Dans sa décision, le Conseil d’Etat a estimé qu’il n’y avait « aucun doute sérieux sur la légalité du décret » attaqué par la FDN, qui demandait la suspension de la mise en oeuvre de l’Hadopi. Tous ses arguments ont été rejetés, aussi bien sur le vice de procédure que sur les atteintes aux droits fondamentaux. Un jugement au fond devrait venir confirmer et préciser les motivations du rejet.

Comme nous l’indiquions ce mercredi matin, le Conseil d’Etat a rejeté la demande de suspension de l’exécution de la riposte graduée, qu’avait présentée le fournisseur d’accès associatif FDN. Turblog publie l’ordonnance de rejet, qui laisse très peu d’espoirs sur le succès de la procédure au fond.

Le Conseil d’Etat estime en effet qu’il n’y a pas de « doute sérieux sur la légalité » du décret attaqué, que ce soit sur le respect du principe du contradictoire, le vice de procédure, ou « les autres moyens invoqués, tirés de l’atteinte que ce décret porterait à la présomption d’innocence, à d’autres libertés fondamentales ou droits garantis par la Constitution« .

Sauf très improbable retournement de situation, le jugement au fond ne devrait pas contredire les juges du référé, qui estiment « qu’aucun des moyens invoqués par l’association requérante n’est de nature à faire naître, en l’état de l’instruction, un doute sérieux sur la légalité du décret dont elle demande la suspension« . Il est évidemment frustrant de ne pas avoir plus d’arguments, ce qui empêche toute contre-argumentation, mais ce sera là le rôle de la décision au fond.

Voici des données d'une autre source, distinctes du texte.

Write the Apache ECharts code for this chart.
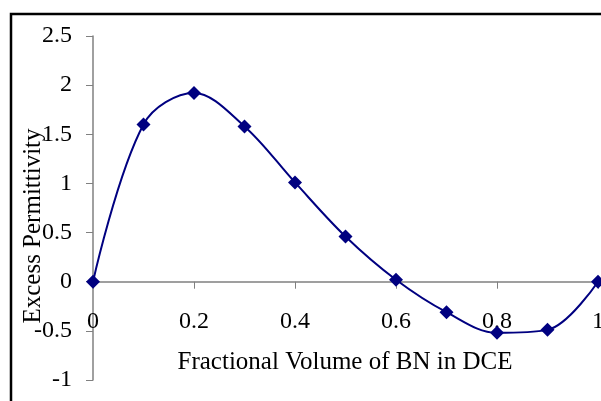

Pour relire les motifs du recours déposé par FDN, voir notre article du 8 septembre 2010, et celui du 9 septembre 2010 qui s’intéressait plus particulièrement aux problématiques de respect des droits fondamentaux.

L’ordonnance de rejet :

Considérant qu’eu égard à la nature et à la porté de la recommandation prévue par l’article L. 331-26 du code de la propriété intellectuelle, le moyen tiré de ce que le décret contesté aurait dû prévoir que l’envoi par la commission des droits de la haute autorité de la première recommandation prévue par cet article serait précédée d’une procédure contradictoire n’est pas de nature à créer un doute sérieux sur la légalité de ce décret.

Que ce décret n’ayant pas été pris pour l’application du décret 2010-236 du 5 mars 2010 relatif au traitement automatisé de données à caractère personnel autorisé par l’article L 321-29 du code de la propriété intellectuelle, le moyen tiré d’un vice de procédure dont ce dernier décret serait, selon l’association requérante, entaché, n’est, en tout état de cause, pas davantage de nature à faire naître un doute sérieux sur la légalité du décret contesté

Que les autres moyens invoqués, tirés de l’atteinte que ce décret porterait à la présomption d’innocence, à d’autres libertés fondamentales ou droits garantis par la Constitution, ne sont pas non plus de nature à créer un tel doute.

Considérant qu’il résulte de ce qui précède qu’aucun des moyens invoqués par l’association requérante n’est de nature à faire naître, en l’état de l’instruction, un doute sérieux sur la légalité du décret dont elle demande la suspension ; que, sans qu’il soit besoin de se prononcer sur l’urgence, la requête à fin de suspension de ce décret ne peut, en conséquence, qu’être rejetée.

Par ailleurs, PC Inpact énonce les différents arguments juridiques qui auraient été opposés par le gouvernement à la demande de FDN :

  1. La preuve de l’urgence n’est pas rapportée, il faut au contraire appliquer au plus vite le décret litigieux compte tenu de l’hémorragie du piratage.
  2. Le décret sur la procédure ne souffre d’aucun bug de légalité : la procédure d’envoi des recommandations est légale, même s’il elle ne respecte pas à la lettre le principe du contradictoire au titre de la motivation des actes administratifs, loi du 11 juillet 1979 /la loi du 12 avril 2000).
  3. Le décret de juillet n’est pas une mesure d’application du décret de mars. En ce sens, le décret de mars s’appuie sur l’article L.331-29 du code de la propriété intellectuelle, celui de juillet sur l’article L.331-30 (et non sur le décret de mars).
  4. La consultation de l’ARCEP ne s’étend pas aux questions liées à l’interconnexion des fichiers puisque cela n’orchestre modification de la régulation des réseaux exploités par les opérateurs.
  5. L’Arcep avait déjà été consultée en amont des débats Hadopi et elle avait pu alors émettre son avis.